Je vous envoie, mon charmant ami, une tragédies[1], au lieu de moi. Si elle n’a pas l’air d’être l’ouvrage d’un bon poète, elle aura celui d’être, au moins, d’un bon chrétien ; et, par le temps qui courts[2], il vaut mieux faire sa cour à la religion qu’à la poésie. Si elle n’est bonne qu’à vous amuser quelques moments, je ne croirai pas avoir perdu ceux que j’ai passés à la composer ; elle a servi à faire passer quelques heures à Mme du Châtelet. Elle et vous me tenez lieu du public ; vous êtes seulement l’un et l’autre plus éclairés et plus indulgents que le parterre. Si, après l’avoir lue, vous la jugez capable de paraître devant ce tribunal dangereux, c’est une aventure périlleuse que j’abandonne à votre discrétion, et que j’ose recommander à votre amitié. Surtout laissez-moi goûter le plaisir de penser que vous avez seul, avec Mme du Châtelet, les prémices de cet ouvrage. Je ne peux pas assurément exclure monsieur votre frère de la confidence ; mais, hors lui, je vous demande en grâce que personne n’y soit admis. Vous pourriez faire présenter l’ouvrage à l’examen secrètement, et sans qu’on me soupçonnât. Je consens qu’on me devine à la première représentation ; je serais même fâché que les connaisseurs s’y pussent méprendre ; mais je ne veux pas que les curieux sachent le secret avant le temps, et que les cabales, toujours prêtes à accabler un pauvre homme, aient le temps de se former. De plus, il y a bien des choses dans la pièce qui passeraient pour des sentiments très-religieux dans un autre, mais qui, chez moi, seraient impies, grâce à la justice qu’on a coutume de me rendre.

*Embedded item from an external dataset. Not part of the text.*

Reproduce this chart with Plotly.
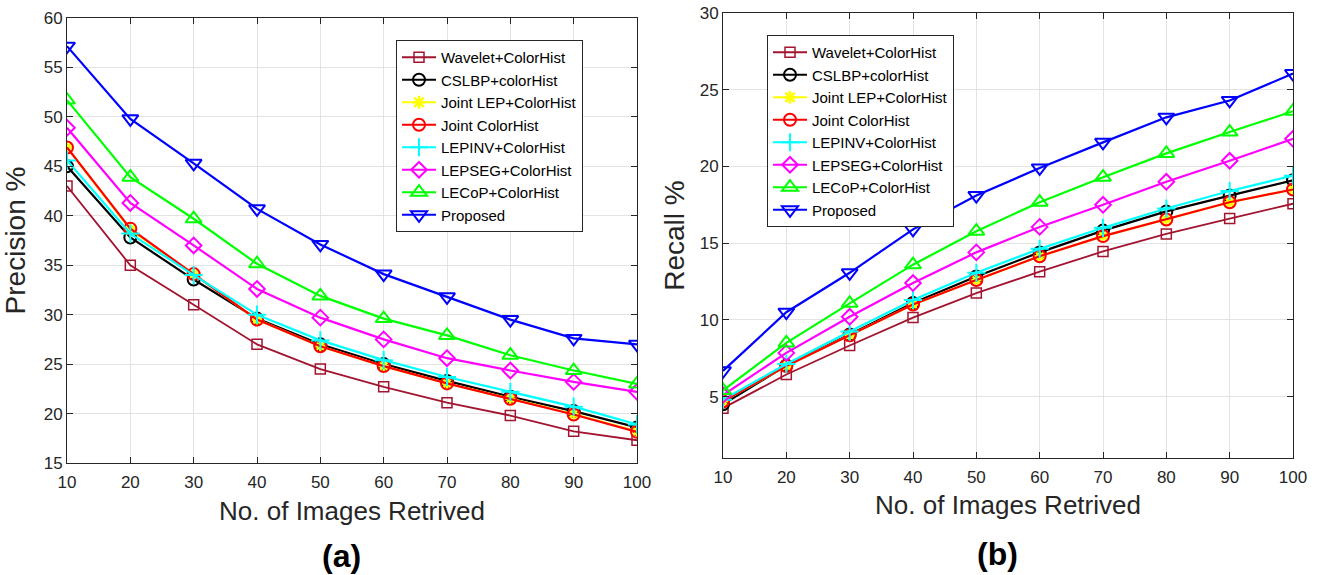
import plotly.graph_objects as go

x_vals = [10, 20, 30, 40, 50, 60, 70, 80, 90, 100]

names = ["Wavelet+ColorHist", "CSLBP+colorHist", "Joint LEP+ColorHist", "Joint ColorHist",
         "LEPINV+ColorHist", "LEPSEG+ColorHist", "LECoP+ColorHist", "Proposed"]

# Precision (%) - panel (a)
prec_wavelet = [43.0, 35.0, 31.0, 27.0, 24.5, 22.7, 21.1, 19.8, 18.2, 17.3]
prec_cslbp   = [45.0, 37.8, 33.55, 29.6, 27.0, 25.0, 23.3, 21.7, 20.25, 18.6]
prec_jointlep = [46.9, 38.6, 34.1, 29.5, 26.8, 24.8, 23.05, 21.5, 19.95, 18.2]
prec_jointch = [46.9, 38.7, 34.1, 29.5, 26.8, 24.8, 23.05, 21.5, 19.9, 18.15]
prec_lepinv  = [45.6, 38.2, 34.0, 30.0, 27.4, 25.4, 23.7, 22.2, 20.7, 18.9]
prec_lepseg  = [48.9, 41.3, 37.0, 32.6, 29.7, 27.5, 25.6, 24.35, 23.2, 22.2]
prec_lecop   = [51.7, 43.9, 39.7, 35.15, 31.9, 29.6, 27.9, 25.9, 24.35, 23.0]
prec_proposed = [57.15, 49.8, 45.3, 40.7, 37.1, 34.1, 31.8, 29.5, 27.6, 27.0]

# Recall (%) - panel (b)
rec_wavelet = [4.25, 6.44, 8.33, 10.15, 11.75, 13.14, 14.46, 15.6, 16.6, 17.57]
rec_cslbp   = [4.5, 7.03, 9.05, 11.1, 12.83, 14.4, 15.82, 17.07, 18.1, 19.1]
rec_jointlep = [4.7, 7.0, 9.0, 11.0, 12.6, 14.15, 15.46, 16.54, 17.67, 18.5]
rec_jointch = [4.7, 7.0, 9.0, 11.0, 12.6, 14.15, 15.46, 16.54, 17.67, 18.5]
rec_lepinv  = [4.8, 7.13, 9.24, 11.3, 13.07, 14.63, 16.0, 17.26, 18.4, 19.4]
rec_lepseg  = [5.1, 7.85, 10.2, 12.4, 14.4, 16.06, 17.5, 19.0, 20.37, 21.8]
rec_lecop   = [5.4, 8.5, 11.08, 13.6, 15.78, 17.67, 19.3, 20.85, 22.24, 23.6]
rec_proposed = [6.68, 10.5, 13.07, 15.9, 18.1, 19.9, 21.57, 23.2, 24.3, 26.05]

prec_series = [prec_wavelet, prec_cslbp, prec_jointlep, prec_jointch,
               prec_lepinv, prec_lepseg, prec_lecop, prec_proposed]
rec_series = [rec_wavelet, rec_cslbp, rec_jointlep, rec_jointch,
              rec_lepinv, rec_lepseg, rec_lecop, rec_proposed]

colors = ["#A2142F", "#000000", "#FFFF00", "#FF0000", "#00FFFF", "#FF00FF", "#00FF00", "#0000FF"]
symbols = ["square-open", "circle-open", "asterisk-open", "circle-open",
           "cross-thin-open", "diamond-open", "triangle-up-open", "triangle-down-open"]
msizes = [10, 12, 11, 12, 13, 12, 14, 14]
mlw = [1.5, 2, 2.5, 2, 2, 2, 2, 2]

fig = go.Figure()
for panel, (series, xa, ya, leg) in enumerate([(prec_series, "x", "y", "legend"),
                                               (rec_series, "x2", "y2", "legend2")]):
    for i, vals in enumerate(series):
        fig.add_trace(go.Scatter(
            x=x_vals, y=vals, name=names[i], mode="lines+markers",
            xaxis=xa, yaxis=ya, legend=leg,
            line=dict(color=colors[i], width=2.2 if i != 0 else 1.8),
            marker=dict(symbol=symbols[i], size=msizes[i], color=colors[i],
                        line=dict(color=colors[i], width=mlw[i])),
        ))

font_family = "Liberation Sans, Arial, sans-serif"
axis_common = dict(
    showline=True, linecolor="#262626", linewidth=1, mirror="ticks",
    ticks="inside", ticklen=6, tickcolor="#262626",
    showgrid=True, gridcolor="#e3e3e3", gridwidth=1,
    zeroline=False, automargin=False,
    tickfont=dict(size=17, color="#262626", family=font_family),
)

fig.update_layout(
    width=1318, height=575,
    margin=dict(l=0, r=0, t=0, b=0),
    paper_bgcolor="white", plot_bgcolor="white",
    font=dict(family=font_family, color="#262626"),
    xaxis=dict(domain=[67/1318, 637/1318], range=[10, 100], tickvals=x_vals, ticklabelstandoff=4,
               title=dict(text="No. of Images Retrived", font=dict(size=26, color="#262626"), standoff=10),
               anchor="y", **axis_common),
    yaxis=dict(domain=[1-463/575, 1-18/575], range=[15, 60], tickvals=list(range(15, 61, 5)),
               title=dict(text="Precision %", font=dict(size=28, color="#262626"), standoff=9),
               anchor="x", **axis_common),
    xaxis2=dict(domain=[723/1318, 1293/1318], range=[10, 100], tickvals=x_vals, ticklabelstandoff=4,
                title=dict(text="No. of Images Retrived", font=dict(size=26, color="#262626"), standoff=9),
                anchor="y2", **axis_common),
    yaxis2=dict(domain=[1-458/575, 1-13/575], range=[1, 30], tickvals=list(range(5, 31, 5)),
                title=dict(text="Recall %", font=dict(size=28, color="#262626"), standoff=6),
                anchor="x2", **axis_common),
    legend=dict(x=396/1318, y=1-40/575, xanchor="left", yanchor="top",
                bgcolor="white", bordercolor="#262626", borderwidth=1,
                font=dict(size=15, color="#000000"), tracegroupgap=0, itemwidth=34),
    legend2=dict(x=767/1318, y=1-35/575, xanchor="left", yanchor="top",
                 bgcolor="white", bordercolor="#262626", borderwidth=1,
                 font=dict(size=15, color="#000000"), tracegroupgap=0, itemwidth=34),
    annotations=[
        dict(text="<b>(a)</b>", x=341/1318, y=1-556/575, xref="paper", yref="paper",
             xanchor="center", yanchor="middle",
             showarrow=False, font=dict(size=32, color="#000000")),
        dict(text="<b>(b)</b>", x=997/1318, y=1-554/575, xref="paper", yref="paper",
             xanchor="center", yanchor="middle",
             showarrow=False, font=dict(size=32, color="#000000")),
    ],
)

fig.write_html("out.html", config={"displayModeBar": False},
               post_script="document.body.style.margin='0';document.body.style.overflow='hidden';")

Enfin le grand point est que vous soyez content ; et, si la pièce vous plaît, le reste ira tout seul : trouvez seulement mon enfant joli, adoptez-le, et je réponds de sa fortune. Je n’ai point vu le conte du jeune Crébillon. On dit que si je l’avais fait, je serais brûlé : c’est tout ce que j’en sais. Je n’ai point lu les Mécontents[3], et ne sais même s’ils sont imprimés. J’ai vécu, depuis deux mois, dans une ignorance totale des plaisirs et des sottises de votre grande ville. Je ne sais autre chose, sinon que je regrette votre commerce charmant, et que j’ai bien peur de le regretter encore longtemps. Voilà ce qui m’intéresse, car je vous serai attaché toute ma vie, et j’en mettrai le principal agrément à en passer quelques années avec vous. Parlez de moi, je vous en prie, à la philosophe[4] qui vous rendra cette lettre : elle est comme vous, l’amitié est au rang de ses vertus ; elle a de l’esprit sans jamais le vouloir ; elle est vraie en tout. Je ne connais personne au monde qui mérite mieux votre amitié. Que ne suis-je entre vous deux, mon cher ami, et pourquoi suis-je réduit à écrire à l’un et à l’autre !

Adieu ; je vous embrasse ; adieu, aimable et solide ami.

  1. Alzire.
  2. Allusion à l’arrêt du 10 juin.
  3. Comédie en vers, de La Bruère, jouée le 1er décembre 1734.
  4. Mme  du Châtelet, qui retournait de Cirey à Paris.